No, discrimination is bad only when it's done inappropriately -- when for example you assume that blacks as a group are more criminally inclined, and thereafter treat each black person you meet as a criminal (as opposed to, say, refusing to hire a black FBI agent for the purpose of being a spy in China, which is appropriate discrimination). This sort of "discrimination", with the negative connotations that are usually perceived to go with it, occurs when you discriminate
incorrectly -- based on traits that are ascribed to a person, rather than
known to be possessed by that person; or when you discriminate based on known trait which have no causal connection to the purpose of discrimination (such as refusing to have gay scout leaders, because they ostensibly lack "upright moral character").

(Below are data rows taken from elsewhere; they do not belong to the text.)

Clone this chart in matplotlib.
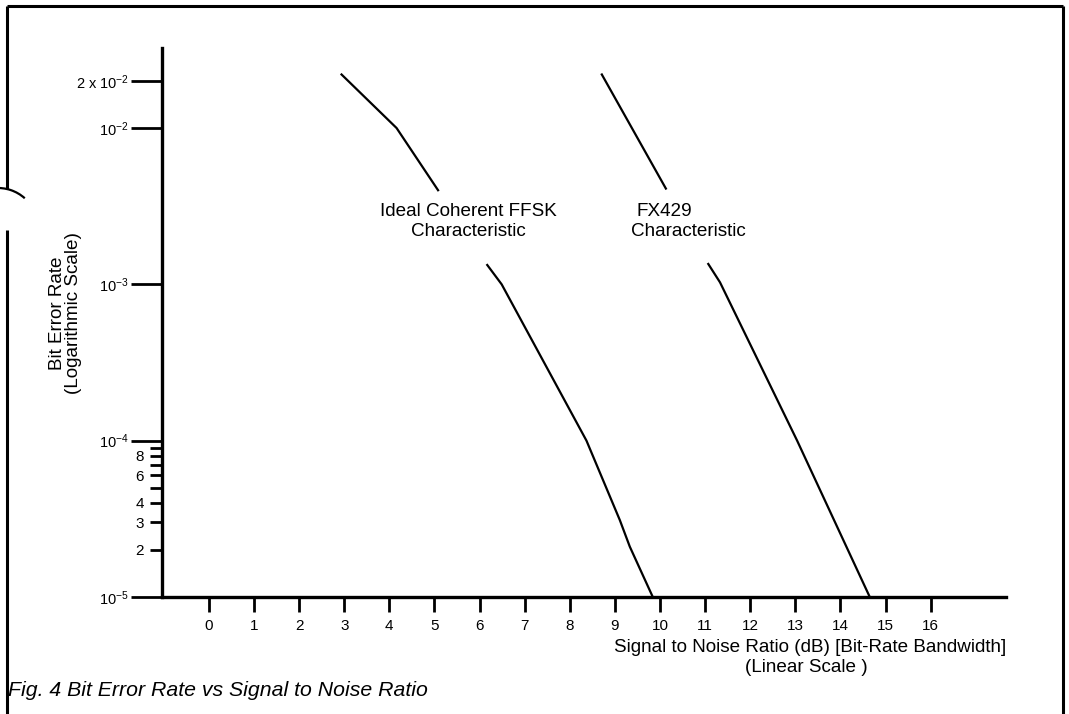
import matplotlib
matplotlib.use("Agg")
import matplotlib.pyplot as plt
from matplotlib.patches import Arc

plt.rcParams['font.family'] = ['Liberation Sans', 'DejaVu Sans']
plt.rcParams['mathtext.fontset'] = 'custom'
plt.rcParams['mathtext.rm'] = 'Liberation Sans'
plt.rcParams['mathtext.it'] = 'Liberation Sans:italic'
plt.rcParams['mathtext.bf'] = 'Liberation Sans:bold'

# ---- data ----
ideal_upper_snr = [2.94, 4.16, 5.08]
ideal_upper_ber = [2.2e-2, 1.0e-2, 4.0e-3]
ideal_lower_snr = [6.17, 6.49, 8.37, 9.11, 9.33, 9.84]
ideal_lower_ber = [1.33e-3, 1.0e-3, 1.0e-4, 3.1e-5, 2.1e-5, 1.0e-5]

fx_upper_snr = [8.71, 10.13]
fx_upper_ber = [2.2e-2, 4.1e-3]
fx_lower_snr = [11.07, 11.33, 13.04, 14.65]
fx_lower_ber = [1.35e-3, 1.03e-3, 1.0e-4, 1.0e-5]

x_ticks = list(range(0, 17))
x_tick_labels = [str(v) for v in x_ticks]
y_major = [1e-5, 1e-4, 1e-3, 1e-2, 2e-2]
y_major_labels = [r'$10^{-5}$', r'$10^{-4}$', r'$10^{-3}$', r'$10^{-2}$', r'2 x $10^{-2}$']
y_minor = [2e-5, 3e-5, 4e-5, 5e-5, 6e-5, 7e-5, 8e-5, 9e-5]
y_minor_labels = ['2', '3', '4', '', '6', '', '8', '']

W, H = 1069, 714
fig = plt.figure(figsize=(W / 100, H / 100), dpi=100)

# background overlay in pixel coordinates (frame, caption)
bg = fig.add_axes([0, 0, 1, 1])
bg.set_xlim(0, W)
bg.set_ylim(H, 0)
bg.axis('off')
lk = dict(color='black', lw=2.2, solid_capstyle='butt')
bg.plot([7, 1063], [6, 6], **lk)
bg.plot([7, 7], [6, 189], **lk)
bg.plot([7, 7], [230, H], **lk)
bg.plot([1063, 1063], [6, H], **lk)
bg.add_patch(Arc((-2, 228), 80, 80, theta1=-95, theta2=-48,
                 color='black', lw=1.6))
bg.text(8, 690, 'Fig. 4 Bit Error Rate vs Signal to Noise Ratio', fontsize=15.3,
        style='italic', ha='left', va='center')

# main axes
left, right, bottom, top = 162, 1006, 597, 48
ax = fig.add_axes([left / W, 1 - bottom / H, (right - left) / W, (bottom - top) / H])
ax.patch.set_alpha(0)
ax.set_yscale('log')
ax.set_xlim(-1.04, 17.67)
ax.set_ylim(1e-5, 0.0325)

ax.plot(ideal_upper_snr, ideal_upper_ber, color='black', lw=1.6)
ax.plot(ideal_lower_snr, ideal_lower_ber, color='black', lw=1.6)
ax.plot(fx_upper_snr, fx_upper_ber, color='black', lw=1.6)
ax.plot(fx_lower_snr, fx_lower_ber, color='black', lw=1.6)

for s in ['top', 'right']:
    ax.spines[s].set_visible(False)
for s in ['left', 'bottom']:
    ax.spines[s].set_linewidth(2.4)

ax.set_xticks(x_ticks, x_tick_labels)
ax.tick_params(axis='x', direction='out', length=11, width=2, pad=5, labelsize=11)
ax.set_yticks(y_major, y_major_labels)
ax.set_yticks(y_minor, y_minor_labels, minor=True)
ax.tick_params(axis='y', which='major', direction='out', length=22, width=2, pad=2,
               labelsize=10.5)
ax.tick_params(axis='y', which='minor', direction='out', length=9, width=2, pad=4,
               labelsize=11)
ax.tick_params(axis='x', which='minor', bottom=False)

# labels
fs = 13.6
bg.text(57, 313, 'Bit Error Rate', rotation=90, fontsize=fs, ha='center', va='center')
bg.text(74, 313, '(Logarithmic Scale)', rotation=90, fontsize=fs, ha='center', va='center')
bg.text(810, 648, 'Signal to Noise Ratio (dB) [Bit-Rate Bandwidth]', fontsize=fs,
        ha='center', va='center')
bg.text(806, 667, '(Linear Scale )', fontsize=fs, ha='center', va='center')

bg.text(468, 212, 'Ideal Coherent FFSK', fontsize=fs, ha='center', va='center')
bg.text(468, 231, 'Characteristic', fontsize=fs, ha='center', va='center')
bg.text(664, 212, 'FX429', fontsize=fs, ha='center', va='center')
bg.text(688, 231, 'Characteristic', fontsize=fs, ha='center', va='center')

fig.savefig('out.png', dpi=100)
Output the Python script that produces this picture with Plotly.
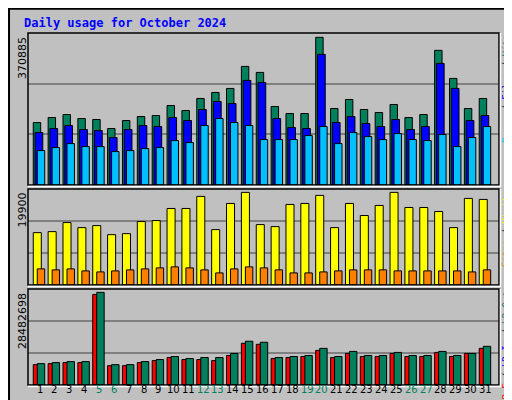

A little anecdote for you. Some time ago, four women in Chicago launched a suit against Chicago Fire Department for refusal hire them; their claim was gender discrimination. What turned out to be the fact is that these four women failed the physical fitness test, while other women who passed it were hired. Firefighters have to be strong enough to be able to break down a door, scale a mountain of rubble, drag out a limp body, etc. -- and discriminating against the physically unfit, by hiring only those capable of performing the said tasks, is not only normal, it's desirable. After all, we don't want an unconscious person in a burning building to be found by a firefighter who can't get you out of there, do you?..
It is not negative to be ignorant, it might be disadvantageous but not negative. And ignorance is not equivalent to less intelligent.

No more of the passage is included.